1. Giorgio Falco, La Santa Romana Republica. Nápoles, 1973.
2. Giorgio Falco, La Santa Romana Republica. Nápoles, 1973.
BENITO nace en Norcia hacia 480, en el momento en que el Imperio Romano de Occidente se acercaba a su fin. Continuas incursiones, matanzas y saqueos generaron en la población la angustia del fin inminente. Benito, leyendo los signos de los tiempos, no se propone perseguir ningún proyecto propio de reconstrucción, ni defender a toda costa las instituciones y la cultura romana, sino que trata de fijar una forma de vida útil para todos los hombres, en cualquier tiempo y en cualquier lugar. La preocupación de Benito no fue tanto la de hablar abstractamente de la verdad de Cristo, sino la de mostrar cómo de su misterio nace una vida más verdadera.
La esencia del mensaje de Benito y la originalidad de su institución está en la síntesis entre fe, cultura y trabajo.

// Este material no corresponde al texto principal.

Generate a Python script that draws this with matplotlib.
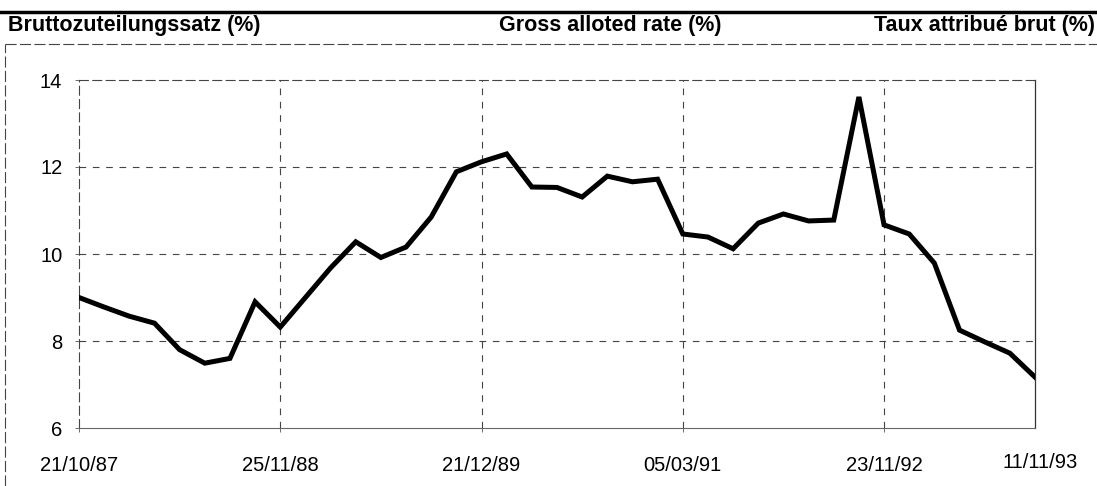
import matplotlib
matplotlib.use("Agg")
import matplotlib.pyplot as plt
from matplotlib.lines import Line2D

plt.rcParams['font.family'] = ['Liberation Sans', 'DejaVu Sans']

# gross alloted rate, one value per tender (category axis)
rate = [9.0, 8.78, 8.57, 8.41, 7.8, 7.49, 7.6, 8.9, 8.32,
        9.0, 9.68, 10.28, 9.92, 10.16, 10.85, 11.89, 12.12, 12.3,
        11.54, 11.53, 11.31, 11.79, 11.66, 11.72, 10.46, 10.39, 10.12,
        10.71, 10.92, 10.76, 10.78, 13.61, 10.67, 10.46, 9.79, 8.25,
        7.98, 7.72, 7.17]
tick_pos = [0, 8, 16, 24, 32]
tick_labels = ['21/10/87', '25/11/88', '21/12/89', '05/03/91', '23/11/92']
last_label = '11/11/93'
y_ticks = [6, 8, 10, 12, 14]

W, H = 1097, 486
fig = plt.figure(figsize=(W / 100, H / 100), dpi=100)

# plot area in pixels: x 79..1035, y 80..428
ax = fig.add_axes([79 / W, 1 - 428 / H, (1035 - 79) / W, (428 - 80) / H])
x = list(range(len(rate)))
ax.plot(x, rate, color='black', lw=3.6, solid_joinstyle='miter', zorder=3)
ax.set_xlim(0, len(rate) - 1)
ax.set_ylim(6, 14)

ax.set_yticks(y_ticks)
ax.set_yticklabels([str(v) for v in y_ticks], fontsize=14.5)
ax.set_xticks(tick_pos)
ax.set_xticklabels(tick_labels, fontsize=14.5)
ax.tick_params(axis='both', length=3, width=0.6, color='#555555')
ax.tick_params(axis='x', pad=17)
ax.tick_params(axis='y', pad=9)

for v in y_ticks[1:-1]:
    ax.axhline(v, color='#444444', lw=0.8, ls=(0, (6, 6)), zorder=1)
for p in tick_pos[1:]:
    ax.axvline(p, color='#444444', lw=0.8, ls=(0, (6, 6)), zorder=1)

for side in ['top', 'left']:
    ax.spines[side].set_linestyle((0, (8, 4)))
    ax.spines[side].set_color('#444444')
    ax.spines[side].set_linewidth(0.8)
ax.spines['bottom'].set_color('#666666')
ax.spines['bottom'].set_linewidth(0.8)
ax.spines['right'].set_color('#333333')
ax.spines['right'].set_linewidth(0.9)

ax.text(1.005, -0.10, last_label, transform=ax.transAxes, ha='center',
        va='center', fontsize=14.5)

# headers
fig.text(8 / W, 1 - 26 / H, 'Bruttozuteilungssatz (%)', fontsize=15.5,
         fontweight='bold', ha='left', va='center')
fig.text(610 / W, 1 - 26 / H, 'Gross alloted rate (%)', fontsize=15.5,
         fontweight='bold', ha='center', va='center')
fig.text(1095 / W, 1 - 26 / H, 'Taux attribué brut (%)', fontsize=15.5,
         fontweight='bold', ha='right', va='center')

# page frame lines
fig.add_artist(Line2D([0, 1], [1 - 12 / H, 1 - 12 / H], color='black', lw=2.5))
fig.add_artist(Line2D([5 / W, 1], [1 - 44 / H, 1 - 44 / H], color='#444444',
                      lw=0.8, ls=(0, (10, 3))))
fig.add_artist(Line2D([5 / W, 5 / W], [0, 1 - 44 / H], color='#444444',
                      lw=0.8, ls=(0, (10, 3))))

fig.savefig('out.png', dpi=100)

«Nada debe ser antepuesto al amor de Cristo», dice la Regla. Benito enseña, por consiguiente, a abrir los ojos y el corazón, a alzar la mirada y escuchar. Es la oración la que constituye el fundamento en torno al cuál giran la convivencia y la vida benedictinas, hace renacer a la persona e inaugura en el corazón del hombre su propio valor: aquél de ser hijo.
Para orar continuamente y con devoción, Benito quiso que los monjes aprendiesen a leer sobre la Biblia. Los monjes comenzaron a aprender una lengua y una cultura comunes. Con el tiempo, los monjes serán capaces incluso de interpretar, copiar y transmitir, convirtiéndose de este modo en los promotores de la nueva cultura europea.
Todo tipo de trabajo, desde el más oculto y humilde al más importante, participa de la nueva creación comenzada en Cristo. El trabajo deberá, por este motivo, ser desarrollado con alegría: « Ve, trabaja y estate contento».